Лиля не знала подробно и достоверно, какая затеяна возня вокруг нее, что готовят политиканствующие проходимцы и уязвленные родственники, пытаясь спекулировать на подлинной беде Маяковского через три с лишним десятилетия после его гибели. Но то, что она осталась без опоры в верхах, — это она знала хорошо. Трагический парадокс состоял в том, что Сталин и лубянское ведомство по разным причинам ограждали ее в свое время от любой самодеятельности ревнителей идеологической «чистоты», независимо от цели, которую они преследовали: корыстной, амбициозной или какой-то иной. Повелеть ее растоптать или даже попросту уничтожить мог только сам Сталин, но он того не пожелал. Хрущеву вообще было не до этого, его совершенно не интересовало, кого и как любил Маяковский. Все подобные вопросы были отданы на откуп Суслову, а «серый кардинал» гнул свою линию, готовя почву, на которой он развернется, когда Хрущева отстранят от власти. Замысел этот уже вынашивался, хотя до его осуществления оставалось еще несколько лет.
Осенью 1961 года раздался взрыв поистине необычайной силы, укрепивший надежды в одних, а для других послуживший тревожным сигналом: надо было спешить с «принятием мер», пока цепная реакция свободомыслия не стала необратимой. С разрешения Хрущева, при помощи его зятя Алексея Аджубея, главного редактора второй газеты страны «Известия», Твардовский опубликовал в «Новом мире» повесть Солженицына «Один день Ивана Денисовича».
Потрясенная, как и все, прочитанным, Лиля немедленно послала номер журнала Эльзе. Та сразу же отреагировала: «Нам <...> из-за любви к нему <Ивану Денисовичу> жить не хочется. У меня вся душа исковеркана, как после автомобильной катастрофы— одни вмятины и пробоины. <...> Несем вину перед Иваном Денисовичем за доверие, фальшивомонетчики не мы, но мы распространяли фальшивые монеты, по неведению. Сами принимали на веру...»

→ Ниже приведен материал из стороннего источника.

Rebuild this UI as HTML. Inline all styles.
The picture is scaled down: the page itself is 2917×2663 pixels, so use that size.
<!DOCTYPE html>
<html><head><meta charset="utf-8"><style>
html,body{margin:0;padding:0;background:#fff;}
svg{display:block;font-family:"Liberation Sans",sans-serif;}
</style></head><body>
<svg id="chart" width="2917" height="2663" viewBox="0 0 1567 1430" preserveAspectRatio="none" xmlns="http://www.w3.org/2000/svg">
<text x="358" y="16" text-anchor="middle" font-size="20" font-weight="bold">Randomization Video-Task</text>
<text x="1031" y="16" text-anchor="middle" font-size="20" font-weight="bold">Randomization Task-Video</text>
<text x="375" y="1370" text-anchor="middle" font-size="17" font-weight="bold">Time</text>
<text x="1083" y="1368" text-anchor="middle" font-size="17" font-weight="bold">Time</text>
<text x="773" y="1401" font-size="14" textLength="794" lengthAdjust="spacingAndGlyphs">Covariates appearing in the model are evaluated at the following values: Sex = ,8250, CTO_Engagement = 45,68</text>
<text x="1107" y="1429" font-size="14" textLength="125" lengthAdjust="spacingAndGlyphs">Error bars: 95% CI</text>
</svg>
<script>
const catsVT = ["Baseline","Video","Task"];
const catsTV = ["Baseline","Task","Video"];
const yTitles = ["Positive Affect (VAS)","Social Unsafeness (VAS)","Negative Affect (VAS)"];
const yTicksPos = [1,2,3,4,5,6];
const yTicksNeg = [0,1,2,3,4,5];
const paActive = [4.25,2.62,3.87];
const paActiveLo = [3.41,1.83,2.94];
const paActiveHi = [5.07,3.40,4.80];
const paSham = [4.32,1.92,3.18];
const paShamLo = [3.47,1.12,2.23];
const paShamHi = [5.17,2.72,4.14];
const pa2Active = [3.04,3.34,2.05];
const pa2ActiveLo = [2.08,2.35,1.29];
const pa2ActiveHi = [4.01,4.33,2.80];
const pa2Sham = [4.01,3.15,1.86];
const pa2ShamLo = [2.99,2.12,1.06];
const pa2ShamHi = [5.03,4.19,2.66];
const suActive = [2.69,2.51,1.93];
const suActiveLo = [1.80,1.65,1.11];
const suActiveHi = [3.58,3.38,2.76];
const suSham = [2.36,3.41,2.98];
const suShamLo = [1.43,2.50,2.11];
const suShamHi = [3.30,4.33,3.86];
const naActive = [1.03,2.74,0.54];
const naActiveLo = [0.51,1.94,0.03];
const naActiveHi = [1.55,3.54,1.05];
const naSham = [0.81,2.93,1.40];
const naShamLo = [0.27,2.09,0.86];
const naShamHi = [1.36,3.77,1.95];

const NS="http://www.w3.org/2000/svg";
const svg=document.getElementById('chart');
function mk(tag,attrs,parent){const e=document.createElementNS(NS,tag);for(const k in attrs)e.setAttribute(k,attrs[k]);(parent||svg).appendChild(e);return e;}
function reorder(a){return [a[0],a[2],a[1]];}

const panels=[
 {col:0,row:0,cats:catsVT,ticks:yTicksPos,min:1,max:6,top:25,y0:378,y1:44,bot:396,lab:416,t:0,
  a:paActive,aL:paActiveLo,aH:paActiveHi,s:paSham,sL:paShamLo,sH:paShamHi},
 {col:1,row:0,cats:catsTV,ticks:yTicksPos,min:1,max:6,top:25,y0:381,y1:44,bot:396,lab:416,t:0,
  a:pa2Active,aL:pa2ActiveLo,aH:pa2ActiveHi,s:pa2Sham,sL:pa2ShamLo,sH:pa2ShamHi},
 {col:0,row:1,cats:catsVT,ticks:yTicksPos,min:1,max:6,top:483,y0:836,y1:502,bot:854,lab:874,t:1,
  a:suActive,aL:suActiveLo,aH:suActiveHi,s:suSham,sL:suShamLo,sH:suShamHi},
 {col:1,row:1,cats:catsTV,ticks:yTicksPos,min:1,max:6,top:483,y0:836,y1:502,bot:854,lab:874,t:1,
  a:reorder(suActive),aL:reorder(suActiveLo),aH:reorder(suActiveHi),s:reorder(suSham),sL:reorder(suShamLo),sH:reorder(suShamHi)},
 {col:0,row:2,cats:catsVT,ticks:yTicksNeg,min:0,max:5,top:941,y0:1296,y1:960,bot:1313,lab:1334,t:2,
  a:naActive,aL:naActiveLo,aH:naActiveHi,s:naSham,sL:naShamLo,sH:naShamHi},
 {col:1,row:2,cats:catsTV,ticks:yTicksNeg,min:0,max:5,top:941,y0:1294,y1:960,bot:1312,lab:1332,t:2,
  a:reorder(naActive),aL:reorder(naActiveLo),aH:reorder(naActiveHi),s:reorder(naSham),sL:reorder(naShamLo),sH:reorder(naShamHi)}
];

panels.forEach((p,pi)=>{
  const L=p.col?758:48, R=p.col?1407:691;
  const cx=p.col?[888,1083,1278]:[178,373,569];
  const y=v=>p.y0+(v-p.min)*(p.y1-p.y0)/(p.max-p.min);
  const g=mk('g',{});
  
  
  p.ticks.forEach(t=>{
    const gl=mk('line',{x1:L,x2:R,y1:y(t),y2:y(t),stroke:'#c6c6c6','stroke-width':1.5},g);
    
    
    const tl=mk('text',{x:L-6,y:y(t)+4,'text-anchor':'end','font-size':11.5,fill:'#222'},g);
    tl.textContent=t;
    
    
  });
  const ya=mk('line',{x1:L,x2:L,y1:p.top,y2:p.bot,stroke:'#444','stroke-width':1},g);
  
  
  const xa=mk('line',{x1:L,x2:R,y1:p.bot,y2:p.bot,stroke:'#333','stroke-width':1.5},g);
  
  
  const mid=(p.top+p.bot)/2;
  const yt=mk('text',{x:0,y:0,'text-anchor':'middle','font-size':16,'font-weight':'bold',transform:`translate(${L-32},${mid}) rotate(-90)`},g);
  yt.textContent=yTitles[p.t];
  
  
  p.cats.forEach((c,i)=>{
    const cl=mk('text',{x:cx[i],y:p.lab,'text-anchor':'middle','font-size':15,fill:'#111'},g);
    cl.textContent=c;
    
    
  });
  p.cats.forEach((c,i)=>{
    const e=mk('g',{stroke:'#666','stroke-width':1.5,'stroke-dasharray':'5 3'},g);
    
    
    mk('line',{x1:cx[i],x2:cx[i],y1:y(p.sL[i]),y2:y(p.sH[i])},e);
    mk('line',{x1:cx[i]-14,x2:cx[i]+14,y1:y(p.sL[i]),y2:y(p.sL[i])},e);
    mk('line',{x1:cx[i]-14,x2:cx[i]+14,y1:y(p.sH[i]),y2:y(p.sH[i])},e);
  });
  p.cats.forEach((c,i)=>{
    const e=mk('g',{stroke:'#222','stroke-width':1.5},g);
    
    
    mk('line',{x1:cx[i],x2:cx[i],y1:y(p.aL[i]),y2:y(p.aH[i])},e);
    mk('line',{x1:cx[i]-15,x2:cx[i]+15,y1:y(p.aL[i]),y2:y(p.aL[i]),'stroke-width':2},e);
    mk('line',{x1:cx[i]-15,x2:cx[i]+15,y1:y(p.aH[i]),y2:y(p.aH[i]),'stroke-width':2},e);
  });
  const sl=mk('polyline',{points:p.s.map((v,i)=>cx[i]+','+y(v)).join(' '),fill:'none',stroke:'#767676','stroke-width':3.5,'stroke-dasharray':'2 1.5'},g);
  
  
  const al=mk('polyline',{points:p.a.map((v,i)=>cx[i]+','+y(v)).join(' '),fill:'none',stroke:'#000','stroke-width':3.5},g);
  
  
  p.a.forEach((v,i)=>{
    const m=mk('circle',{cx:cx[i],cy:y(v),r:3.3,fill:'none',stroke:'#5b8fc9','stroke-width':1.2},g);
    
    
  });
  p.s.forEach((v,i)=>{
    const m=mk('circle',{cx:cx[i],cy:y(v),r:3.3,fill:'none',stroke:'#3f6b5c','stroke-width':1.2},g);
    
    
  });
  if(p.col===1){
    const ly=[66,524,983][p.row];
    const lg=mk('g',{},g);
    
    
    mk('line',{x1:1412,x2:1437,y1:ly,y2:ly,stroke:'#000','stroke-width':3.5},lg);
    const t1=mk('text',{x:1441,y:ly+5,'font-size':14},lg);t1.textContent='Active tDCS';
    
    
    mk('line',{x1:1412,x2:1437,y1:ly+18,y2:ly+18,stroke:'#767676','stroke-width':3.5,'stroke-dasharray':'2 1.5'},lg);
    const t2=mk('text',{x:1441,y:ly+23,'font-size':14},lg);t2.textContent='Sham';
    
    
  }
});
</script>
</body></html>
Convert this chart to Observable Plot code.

На этом публикатор письма Василий Васильевич Катанян обрывает цитату. Хорошо бы все-таки узнать ее продолжение. Что именно «принимали на веру»? И какое «неведение» могло помешать кому бы то ни было распространять «фальшивые монеты» на протяжении нескольких десятилетий? Чего именно распространители не знали до тех пор, пока не прочитали повесть Солженицына? Что сотни хорошо им знакомых людей (о незнакомых, допустим, не знали) вдруг куда-то исчезли? Чего не видели? Разгула антисемитской истерии, мало чем отличавшейся от нацистской кампании 1938 года? Чего не читали? Андре Жида, Артура Кестлера, Федора Раскольникова, Александра Орлова, десятков других очевидцев, потрясенных тем, что видели своими глазами и о чем хотели поведать миру? В чем не участвовали? В процессе Виктора Кравченко, которого газета «Летр франсез», руководимая Арагоном, упорно пыталась выдать за злобного клеветника, заткнув уши и закрыв глаза на все, что не работало на этот постыдный замысел? Почему не хотели слушать на этом процессе десятков свидетелей автора книги «Я выбрал свободу» — хотя бы Маргарет Бубер-Нойман, жену казненного Сталиным виднейшего немецкого коммуниста, выданную тем же Сталиным Гитлеру на убиение? Выжившую в гитлеровском лагере и пришедшую в свободный суд с надеждой быть услышанной.